Now, before we go any further, we gotta look at our words. Writing about apb isn't an easy thing because the way they merge big looping funky bass and drums with the pure staccato spams of punk guitar and energy means that I gotta write "punky" and "funky" a million times. There just isn't any other way to describe the alchemy of their fusion. So, from now on we're gonna create our own vocabulary. Can't use p-funk cause that terms already taken so I'm gonna go with Fu-punk. Weak I know, but it's all I got.
So, having coined the fu-punk term, apb bring it on full-force with "Down at the Store," ramping up the pace and the angular slash of the guitar, and bringing in the smatterings of classic punk apathetic nihilism and materialistic discontent with a surprising romantic twist. After Iain's bass rumble and George's fist-tight beat, Glen chops the chords to pieces. Iain rails "There is no motivation anymore/every thing is sold out at the store/the outside world is a crashing bore/everything is sold out at the store/except true love."
"Electric Boy" immediately follows next with dense and heavy descending chords through it's chorus and ass-groovy fu-punky verses. This is a huge, huge song for apb and unlike anything I'd heard from them before. And dig that polyrhythic percussion breakdown. That's a band burning nitro in all cylinders.

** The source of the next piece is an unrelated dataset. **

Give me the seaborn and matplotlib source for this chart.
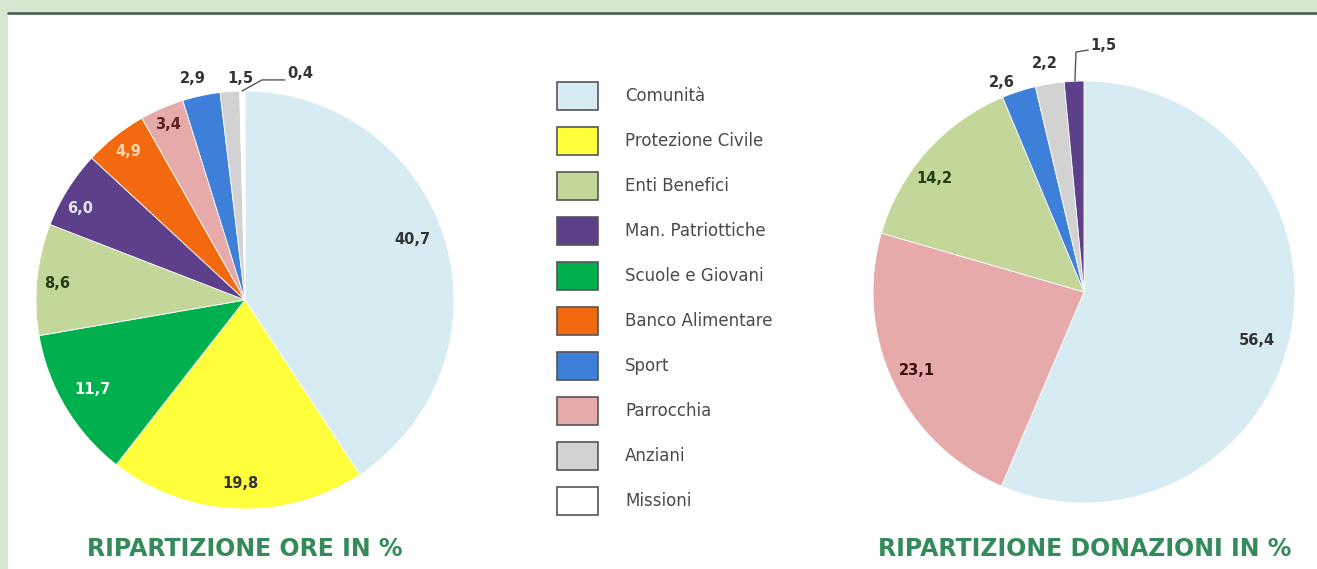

"First Dance" percolates out next as funky as apb get, with its finger-mad bass thumping, drum attack and stinging guitar sounding like something that could've appeared on the classic "Dancability 12." Then comes the big change. I'd heard a rumor that there was a guest vocalist coming, but I gotta say it still caught me by surprise. After grooving to apb for so many years, the sound of a voice other than Iain's rather thin, nasal tone sounded as out of place as former President Bush being offered a Rhodes scholarship. Just didn't compute. No offense to Jim Sheppard, but his work on "First Dance" and the title-track "Jaguar" just seemed like an interesting idea gone wrong. But only for a moment. On repeated listens, the mix of new vocals over that classic apb fu-punk settled in my ears and found a home. It helps that "First Dance" is just an electric slice of danceable funk and that "Jaguar" explores new territory in a mid-tempo, electro-funk vein. Either way, both songs stand proudly in the apb cannon now and Jim's voice adds texture and his own nuance.
Still, I have to admit my pleasure when "Tangle Wires" pounds out next with a nasty Undertones-esque punk directness with Iain's nasal whine firmly back in place. "You Give me Pain" rounds out the 7 songs with another masterstroke of unfettered apb fu-punk perfection. Shotgun bursts of guitar searing under Iain and George's pure funk mettle. High energy, high fun, with a touch of classic snottiness. A new apb classic.
I'll be the first to admit that apb may not be for every one, but damn, if they aren't the one for me. 30 years on, and I still haven't tired of the band. And if they keep pumping it out with this much timeless energy, I bet I've got another 30 years to go.